-- begin --
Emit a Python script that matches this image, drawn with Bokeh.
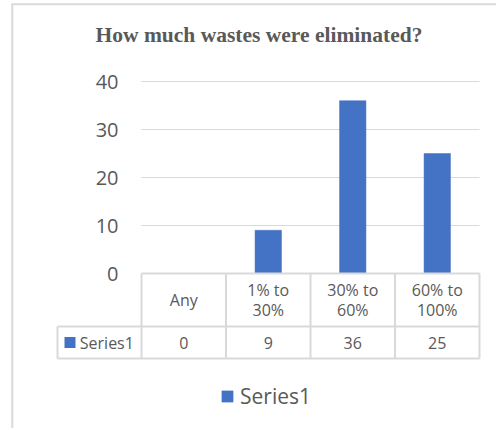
from bokeh.plotting import figure
from bokeh.models import Range1d, FixedTicker, ColumnDataSource
from bokeh.core.properties import value
from bokeh.embed import file_html
from bokeh.resources import INLINE

# ---- data ----
categories = ["Any", "1% to 30%", "30% to 60%", "60% to 100%"]
header_labels = ["Any", "1% to\n30%", "30% to\n60%", "60% to\n100%"]
series_name = "Series1"
values = [0, 9, 36, 25]
y_ticks = [0, 10, 20, 30, 40]
title_text = "How much wastes were eliminated?"

# ---- layout (pixels) ----
W, H = 496, 428
X0 = 141.0          # left edge of first category column
CAT_W = 84.5        # width of one category column
Y0 = 273.0          # pixel row of value 0
PX_PER_UNIT = 4.8   # pixels per value unit
ROW_LEFT = 57.0     # left edge of series label cell
ROW_MID = 326.0     # divider between header row and value row
ROW_BOT = 358.0     # bottom of table
BORDER_X = 11.8
BORDER_Y = 3.8

TEXT = "#595959"
LINE = "#d9d9d9"
BAR = "#4472C4"
FONT = "Open Sans"


def dx(px):
    return (px - X0) / CAT_W


def dy(py):
    return (Y0 - py) / PX_PER_UNIT


n = len(categories)
xs = [i + 0.5 for i in range(n)]

p = figure(width=W, height=H, output_backend="svg", toolbar_location=None,
           x_range=Range1d(dx(0), dx(W)), y_range=Range1d(dy(H), dy(0)),
           x_axis_location=None, min_border=0, title=None)
p.outline_line_color = None
p.background_fill_color = "white"
p.border_fill_color = "white"
p.xgrid.visible = False
p.ygrid.visible = False

ax = p.yaxis[0]
ax.fixed_location = 0
ax.ticker = FixedTicker(ticks=y_ticks)
ax.axis_line_color = None
ax.major_tick_line_color = None
ax.minor_tick_line_color = None
ax.major_tick_out = 0
ax.major_tick_in = 0
ax.minor_tick_out = 0
ax.major_label_standoff = 23
ax.major_label_text_font = FONT
ax.major_label_text_font_size = "20px"
ax.major_label_text_color = TEXT

# chart border (left and top edges)
p.segment(x0=[dx(BORDER_X), dx(BORDER_X - 1)], x1=[dx(BORDER_X), dx(W)],
          y0=[dy(BORDER_Y), dy(BORDER_Y)], y1=[dy(H), dy(BORDER_Y)],
          line_color=LINE, line_width=2)

# gridlines
grid_ticks = [t for t in y_ticks if t != 0]
p.segment(x0=[0] * len(grid_ticks), x1=[n] * len(grid_ticks), y0=grid_ticks, y1=grid_ticks,
          line_color=LINE, line_width=1.2)

# bars
src = ColumnDataSource(dict(x=xs, top=values, cat=categories))
p.vbar(x="x", top="top", width=0.3125, source=src, fill_color=BAR, line_color=BAR,
       line_width=0.5, legend_label=series_name)

# data table lines
hx0 = [0, dx(ROW_LEFT), dx(ROW_LEFT)]
hx1 = [n, n, n]
hy = [0, dy(ROW_MID), dy(ROW_BOT)]
p.segment(x0=hx0, x1=hx1, y0=hy, y1=hy, line_color=LINE, line_width=2)
vx = list(range(n + 1)) + [dx(ROW_LEFT)]
vy0 = [0] * (n + 1) + [dy(ROW_MID)]
vy1 = [dy(ROW_BOT)] * (n + 2)
p.segment(x0=vx, x1=vx, y0=vy0, y1=vy1, line_color=LINE, line_width=2)

# table header and values
p.text(x=xs, y=[dy((Y0 + ROW_MID) / 2)] * n, text=header_labels,
       text_align="center", text_baseline="middle", text_font=value(FONT),
       text_font_size="16px", text_color=TEXT, text_line_height=0.92)
p.text(x=xs, y=[dy((ROW_MID + ROW_BOT) / 2)] * n, text=[str(v) for v in values],
       text_align="center", text_baseline="middle", text_font=value(FONT),
       text_font_size="16px", text_color=TEXT)

# series key in table
p.scatter(x=[dx(69.5)], y=[dy((ROW_MID + ROW_BOT) / 2)], marker="square", size=11,
          fill_color=BAR, line_color=None)
p.text(x=[dx(79.3)], y=[dy((ROW_MID + ROW_BOT) / 2)], text=[series_name],
       text_align="left", text_baseline="middle", text_font=value(FONT),
       text_font_size="16px", text_color=TEXT)

# title
p.text(x=[dx(258.5)], y=[dy(34.5)], text=[title_text], text_align="center",
       text_baseline="alphabetic", text_font=value("Liberation Serif"),
       text_font_style="bold", text_font_size="21.5px", text_color=TEXT)

# legend
lg = p.legend[0]
lg.location = (220, 20 - (430 - H))
lg.glyph_width = 14
lg.glyph_height = 14
lg.label_standoff = 6
lg.label_text_font = FONT
lg.label_text_font_size = "21px"
lg.label_text_color = TEXT
lg.border_line_color = None
lg.background_fill_alpha = 0
lg.padding = 0
lg.margin = 0

open("out.html", "w").write(file_html(p, INLINE))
-- end --
Skip the pictures, please, and transcribe only the lines from the beginning of the material through the one that contains "from bokeh.resources import INLINE".

Emit a Python script that matches this image, drawn with Bokeh.
from bokeh.plotting import figure
from bokeh.models import Range1d, FixedTicker, ColumnDataSource
from bokeh.core.properties import value
from bokeh.embed import file_html
from bokeh.resources import INLINE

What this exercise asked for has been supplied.